Source data
--- Begin ---
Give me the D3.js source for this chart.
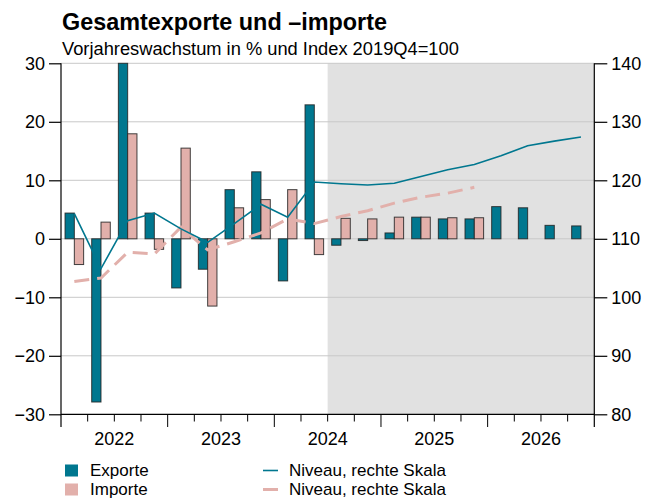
<!DOCTYPE html>
<html><head><meta charset="utf-8">
<script src="https://cdn.jsdelivr.net/npm/d3@7"></script>
<style>body{margin:0;background:#fff;} svg{display:block;font-family:"Liberation Sans",Arial,sans-serif;}</style>
</head><body><svg id="c" width="659" height="500"></svg>
<script>
const quarters = ["2022Q1","2022Q2","2022Q3","2022Q4","2023Q1","2023Q2","2023Q3","2023Q4","2024Q1","2024Q2","2024Q3","2024Q4","2025Q1","2025Q2","2025Q3","2025Q4","2026Q1","2026Q2","2026Q3","2026Q4"];
const years = ["2022","2023","2024","2025","2026"];
const exporte = [4.4,-27.9,30,4.4,-8.4,-5.2,8.4,11.45,-7.2,22.9,-1.1,-0.3,1.0,3.7,3.4,3.4,5.5,5.3,2.3,2.2];
const importe = [-4.4,2.85,17.95,-1.8,15.5,-11.5,5.3,6.7,8.4,-2.7,3.5,3.4,3.7,3.7,3.6,3.6,0,0,0,0];
const niveauExporte = [114.3,104.9,113.1,114.4,111.7,109.4,112.6,115.9,113.7,119.7,119.4,119.2,119.5,120.65,121.8,122.7,124.2,125.9,126.7,127.4];
const niveauImporte = [102.7,103.3,107.7,107.4,112.0,108.1,109.5,111.0,113.4,112.6,113.8,114.8,116.1,117.1,117.8,118.8,null,null,null,null];
const leftTicks = [-30,-20,-10,0,10,20,30];
const rightTicks = [80,90,100,110,120,130,140];
const forecastStart = 10;
const legendBars = ["Exporte","Importe"];
const legendLines = ["Niveau, rechte Skala","Niveau, rechte Skala"];

const teal = "#00778f", pink = "#e2b0ab";
const svg = d3.select("#c");
const X0 = 61, X1 = 594.3, Y0 = 63.3, Y1 = 414.3;
const x = d3.scaleLinear().domain([0, quarters.length]).range([X0, X1]);
const yL = d3.scaleLinear().domain([-30,30]).range([Y1, Y0]);
const yR = d3.scaleLinear().domain([80,140]).range([Y1, Y0]);

// forecast shading
svg.append("rect").attr("x", x(forecastStart)).attr("y", Y0)
  .attr("width", x(quarters.length) - x(forecastStart)).attr("height", Y1 - Y0).attr("fill", "#e1e1e1");

// grid
svg.append("g").selectAll("line").data(leftTicks.filter(d=>d>-30)).join("line")
  .attr("x1", X0).attr("x2", X1).attr("y1", d=>yL(d)).attr("y2", d=>yL(d))
  .attr("stroke", "#c8c8c8").attr("stroke-width", 1);

// bars
const qw = x(1) - x(0);
const bw = 9.3;
const g = svg.append("g");
quarters.forEach((q,i)=>{
  const c = x(i) + qw/2;
  [[exporte[i], teal, c - bw],[importe[i], pink, c]].forEach(([v,col,bx])=>{
    if (v == null) return;
    g.append("rect").attr("x", bx).attr("width", bw)
      .attr("y", yL(Math.max(0,v))).attr("height", Math.abs(yL(v)-yL(0)))
      .attr("fill", col).attr("stroke", "#222").attr("stroke-width", 1).attr("stroke-opacity", 0.85);
  });
});

// lines
const lineGen = d3.line().defined(d=>d!=null).x((d,i)=>x(i)+qw/2).y(d=>yR(d));
svg.append("path").datum(niveauImporte).attr("d", lineGen).attr("fill","none")
  .attr("stroke", pink).attr("stroke-width", 3).attr("stroke-dasharray","15,8");
svg.append("path").datum(niveauExporte).attr("d", lineGen).attr("fill","none")
  .attr("stroke", teal).attr("stroke-width", 1.6);

// axes
const axL = svg.append("g").attr("transform",`translate(${X0},0)`)
  .call(d3.axisLeft(yL).tickValues(leftTicks).tickSize(12).tickPadding(4).tickFormat(d=> d<0 ? "\u2212"+Math.abs(d) : d));
const axR = svg.append("g").attr("transform",`translate(${X1},0)`)
  .call(d3.axisRight(yR).tickValues(rightTicks).tickSize(13).tickPadding(4));
[axL, axR].forEach(a=>{
  a.select(".domain").remove();
  a.selectAll("text").attr("font-size", 18).attr("font-family","Liberation Sans, Arial, sans-serif").attr("fill","#000");
  a.selectAll("line").attr("stroke","#000").attr("stroke-width",1.2);
});
svg.append("line").attr("x1",X0).attr("x2",X0).attr("y1",Y0).attr("y2",427).attr("stroke","#000").attr("stroke-width",1.2);
svg.append("line").attr("x1",X1).attr("x2",X1).attr("y1",Y0).attr("y2",427).attr("stroke","#000").attr("stroke-width",1.2);

// bottom axis
svg.append("line").attr("x1",X0).attr("x2",X1).attr("y1",Y1).attr("y2",Y1).attr("stroke","#000").attr("stroke-width",1.2);
svg.append("g").selectAll("line").data(d3.range(1, quarters.length)).join("line")
  .attr("x1", d=>x(d)).attr("x2", d=>x(d)).attr("y1", Y1).attr("y2", d=> d%4===0 ? 427 : 421.5)
  .attr("stroke","#000").attr("stroke-width",1);
svg.append("g").selectAll("text").data(years).join("text")
  .attr("x",(d,i)=>x(i*4+2)).attr("y",445).attr("text-anchor","middle")
  .attr("font-size",18).text(d=>d);

// titles
svg.append("text").attr("x",62).attr("y",30).attr("font-size",23.4).attr("font-weight","bold").text("Gesamtexporte und \u2013importe");
svg.append("text").attr("x",62).attr("y",55).attr("font-size",18.3).text("Vorjahreswachstum in % und Index 2019Q4=100");

// legend
const lg = svg.append("g");
legendBars.forEach((t,i)=>{
  lg.append("rect").attr("x",65).attr("y",464.5+i*19).attr("width",13).attr("height",12).attr("fill", i===0?teal:pink);
  lg.append("text").attr("x",90).attr("y",475.5+i*19).attr("font-size",17).text(t);
});
legendLines.forEach((t,i)=>{
  lg.append("line").attr("x1",263).attr("x2",278).attr("y1",470.5+i*19).attr("y2",470.5+i*19)
    .attr("stroke", i===0?teal:pink).attr("stroke-width", i===0?1.6:3);
  lg.append("text").attr("x",289).attr("y",475.5+i*19).attr("font-size",17).text(t);
});
</script></body></html>
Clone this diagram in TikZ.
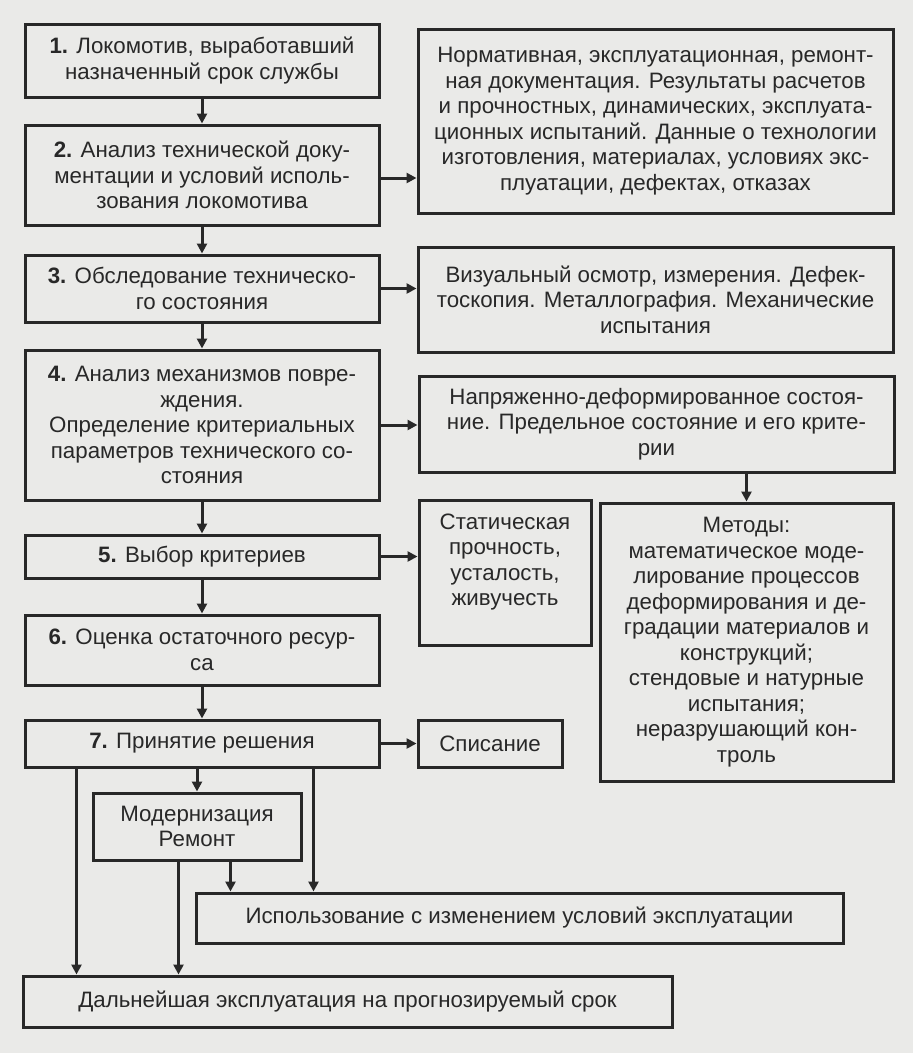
\documentclass[tikz,border=0pt]{standalone}
\usepackage{fontspec}
\setmainfont{Liberation Sans}
\usetikzlibrary{arrows.meta}
\definecolor{paper}{RGB}{234,234,232}
\definecolor{ink}{RGB}{40,40,40}
\tikzstyle{block} = [rectangle, draw=ink, line width=3pt, fill=paper, text=ink, align=center, inner sep=0pt, font=\fontsize{22.3}{25.5}\selectfont]
\tikzstyle{arrow} = [-{Triangle[length=10pt, width=10pt]}, draw=ink, line width=3pt]

\begin{document}
\begin{tikzpicture}[x=1pt, y=-1pt]

\useasboundingbox[fill=paper] (0,0) rectangle (913,1053);

% main chain
\node[block, minimum width=354pt, minimum height=73pt] (s1) at (202,60.5) {\textbf{1.} Локомотив, выработавший\\назначенный срок службы};
\node[block, minimum width=354pt, minimum height=100pt] (s2) at (202,175) {\textbf{2.} Анализ технической доку-\\ментации и условий исполь-\\зования локомотива};
\node[block, minimum width=354pt, minimum height=67pt] (s3) at (202,288.5) {\textbf{3.} Обследование техническо-\\го состояния};
\node[block, minimum width=354pt, minimum height=150pt] (s4) at (202,425) {\textbf{4.} Анализ механизмов повре-\\ждения.\\Определение критериальных\\параметров технического со-\\стояния};
\node[block, minimum width=354pt, minimum height=43pt] (s5) at (202,556.5) {\textbf{5.} Выбор критериев};
\node[block, minimum width=354pt, minimum height=70pt] (s6) at (202,650) {\textbf{6.} Оценка остаточного ресур-\\са};
\node[block, minimum width=354pt, minimum height=47pt] (s7) at (202,743.5) {\textbf{7.} Принятие решения};

% side boxes
\node[block, minimum width=475pt, minimum height=184pt] (docs) at (655.5,121) {Нормативная, эксплуатационная, ремонт-\\ная документация. Результаты расчетов\\и прочностных, динамических, эксплуата-\\ционных испытаний. Данные о технологии\\изготовления, материалах, условиях экс-\\плуатации, дефектах, отказах};
\node[block, minimum width=475pt, minimum height=105pt] (survey) at (655.5,299.5) {Визуальный осмотр, измерения. Дефек-\\тоскопия. Металлография. Механические\\испытания};
\node[block, minimum width=475pt, minimum height=96pt] (stress) at (656.5,424) {Напряженно-деформированное состоя-\\ние. Предельное состояние и его крите-\\рии};
\node[block, minimum width=172pt, minimum height=145pt] (crit) at (505,572.5) {Статическая\\прочность,\\усталость,\\живучесть\\\mbox{}};
\node[block, minimum width=293pt, minimum height=278pt] (methods) at (746.5,642) {Методы:\\математическое моде-\\лирование процессов\\деформирования и де-\\градации материалов и\\конструкций;\\стендовые и натурные\\испытания;\\неразрушающий кон-\\троль};
\node[block, minimum width=144pt, minimum height=47pt] (writeoff) at (490,743.5) {Списание};

% outcomes
\node[block, minimum width=208pt, minimum height=67pt] (repair) at (197,826.5) {Модернизация\\Ремонт};
\node[block, minimum width=647pt, minimum height=50pt] (reuse) at (519.5,918) {Использование с изменением условий эксплуатации};
\node[block, minimum width=649pt, minimum height=51pt] (further) at (347.5,1001.5) {Дальнейшая эксплуатация на прогнозируемый срок};

\draw[arrow] (s1) -- (s2);
\draw[arrow] (s2) -- (s3);
\draw[arrow] (s3) -- (s4);
\draw[arrow] (s4) -- (s5);
\draw[arrow] (s5) -- (s6);
\draw[arrow] (s6) -- (s7);

\draw[arrow] ([yshift=-3pt]s2.east) -- ([yshift=-3pt]s2.east -| docs.west);
\draw[arrow] (s3) -- (s3 -| survey.west);
\draw[arrow] (s4) -- (s4 -| stress.west);
\draw[arrow] (s5) -- (s5 -| crit.west);
\draw[arrow] (s7) -- (writeoff);
\draw[arrow] (stress.south -| methods.north) -- (methods.north);

\draw[arrow] ([xshift=53pt]s7.south west) -- ([xshift=53pt]s7.south west |- further.north);
\draw[arrow] (s7.south -| repair.north) -- (repair.north);
\draw[arrow] ([xshift=290pt]s7.south west) -- ([xshift=290pt]s7.south west |- reuse.north);
\draw[arrow] ([xshift=87pt]repair.south west) -- ([xshift=87pt]repair.south west |- further.north);
\draw[arrow] ([xshift=139pt]repair.south west) -- ([xshift=139pt]repair.south west |- reuse.north);

\end{tikzpicture}
\end{document}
--- End ---
The lines to reproduce run from the one above containing "Clone this diagram in TikZ." through the one containing "width=354pt, minimum height=47pt]". Copy them exactly and leave out all pictures.

Written reply
Clone this diagram in TikZ.
\documentclass[tikz,border=0pt]{standalone}
\usepackage{fontspec}
\setmainfont{Liberation Sans}
\usetikzlibrary{arrows.meta}
\definecolor{paper}{RGB}{234,234,232}
\definecolor{ink}{RGB}{40,40,40}
\tikzstyle{block} = [rectangle, draw=ink, line width=3pt, fill=paper, text=ink, align=center, inner sep=0pt, font=\fontsize{22.3}{25.5}\selectfont]
\tikzstyle{arrow} = [-{Triangle[length=10pt, width=10pt]}, draw=ink, line width=3pt]

\begin{document}
\begin{tikzpicture}[x=1pt, y=-1pt]

\useasboundingbox[fill=paper] (0,0) rectangle (913,1053);

% main chain
\node[block, minimum width=354pt, minimum height=73pt] (s1) at (202,60.5) {\textbf{1.} Локомотив, выработавший\\назначенный срок службы};
\node[block, minimum width=354pt, minimum height=100pt] (s2) at (202,175) {\textbf{2.} Анализ технической доку-\\ментации и условий исполь-\\зования локомотива};
\node[block, minimum width=354pt, minimum height=67pt] (s3) at (202,288.5) {\textbf{3.} Обследование техническо-\\го состояния};
\node[block, minimum width=354pt, minimum height=150pt] (s4) at (202,425) {\textbf{4.} Анализ механизмов повре-\\ждения.\\Определение критериальных\\параметров технического со-\\стояния};
\node[block, minimum width=354pt, minimum height=43pt] (s5) at (202,556.5) {\textbf{5.} Выбор критериев};
\node[block, minimum width=354pt, minimum height=70pt] (s6) at (202,650) {\textbf{6.} Оценка остаточного ресур-\\са};
\node[block, minimum width=354pt, minimum height=47pt] (s7) at (202,743.5) {\textbf{7.} Принятие решения};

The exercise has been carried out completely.